Raise your hand if you believe we are closer to reaching herd immunity to COVID-19 than what the experts are reporting.
Conventional wisdom is that a minimum two-thirds of the population must be immune to a virus, through either natural immunity or a vaccine, before there is herd immunity. It’s the point where the spread of the virus will greatly decline due to a smaller number of unprotected hosts to infect.
We don’t have a vaccine yet, but we do have some positivity numbers.
There are 328 million people in this country, according to the Census Bureau. The Centers for Disease Control and Prevention states that seven million have tested positive for the virus. That’s about two percent.
Those who have tested positive for the virus and those who had the virus are two different numbers, though. Some were asymptomatic, never tested, and never knew they had COVID-19.
Stanford University researchers tried to get a handle on the “real” number of positives. A study in July and recently published in the medical journal, The Lancet, estimated that nationwide about 10% may have COVID-19 antibodies. Still a low number.
Some areas of the country may have higher saturation levels, but even hard-hit New York City is estimated at just 22%. That number, too, is far away from the minimum two-thirds needed to reach herd immunity.
But these numbers may be misleadingly low.
Scientists, health care professionals, politicians, and the media have made it abundantly clear that COVID-19 is a highly contagious virus and a raging pandemic. But even though this monster has been with us for more than six months, the experts still place at least 80 – 90% of the population as uninfected.
Yes, we’re social distancing, wearing cotton masks, and washing our hands. It seems doubtful, though, that these simple measures are outsmarting something as viral as COVID-19.
Maybe the Stanford research is off and there are far more individuals that were asymptomatic, didn’t know it, and now have antibodies that are protecting them.
Or, there may be a possibility that some have a type of natural immunity against the virus.
The SARS-CoV-2 virus, responsible for the COVID-19 pandemic, is part of a family of coronaviruses. Four are responsible for a type of common cold. Two are more dangerous. All six spark the production of antibodies and memory T cells. T cells help to kill infected cells and activate and recruit immune cells. They then retain some of these disease-fighting cells as memory cells. The next time they’re exposed to a similar pathogen, the memory cells quickly go into battle again.
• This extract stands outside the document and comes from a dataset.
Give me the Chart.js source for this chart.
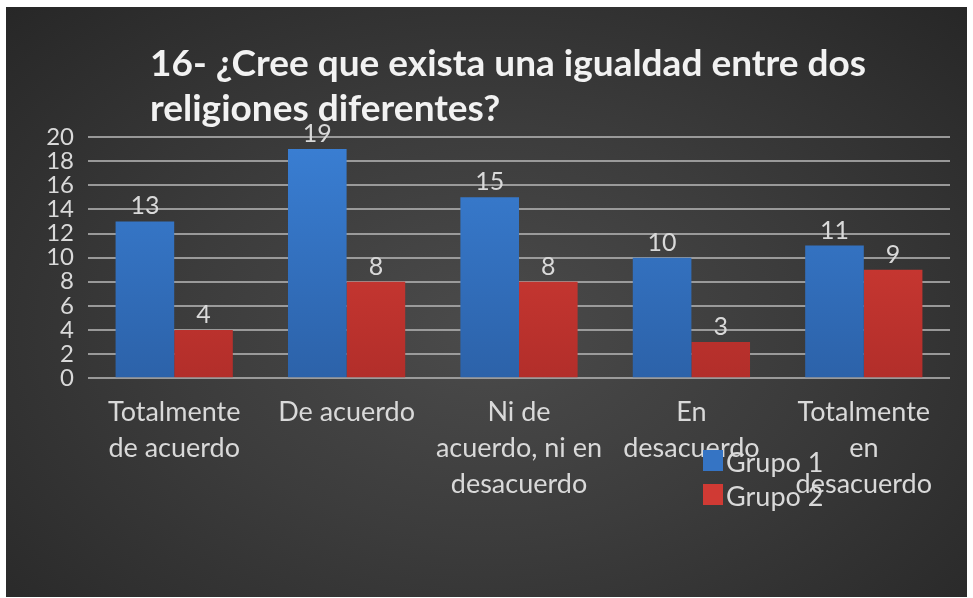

The National Institutes of Health shared research from LaJolla Institute for Immunology. It found that of the SARS-CoV-2 and common cold coronavirus fragments that were most similar (at least 67% genetic similarity), 57% showed cross-reactivity by memory T cells. “We have now proven that, in some people, pre-existing T cell memory against common cold coronaviruses can cross-recognize SARS-CoV-2 down to the exact molecular structures.”
It would explain why some people, the same age and with the same health conditions, have very different responses to COVID-19. Some may have a degree of protection due to a past coronavirus infection and have very mild symptoms. Others, whose bodies are completely naïve to the virus and encountering it for the very first time, will struggle with it. For far too many—200,000—it’s been deadly.
And all of this helps some answer the question, “How is it possible to be in a raging pandemic for six months, to live life, and not contract COVID-19?” Someone like the essential service provider who never isolated and went to work every day throughout this entire pandemic. Or the one who felt badly for restaurants that were forced to close for two or more months and supported their reopening by dining in their establishments. And people who rewarded the few county fairs and city festivals that never canceled their events, by attending their functions.
Of course, there is one last possibility. Perhaps 80 – 90% of the population has just been lucky.
But they deserve a more scientific explanation from the experts.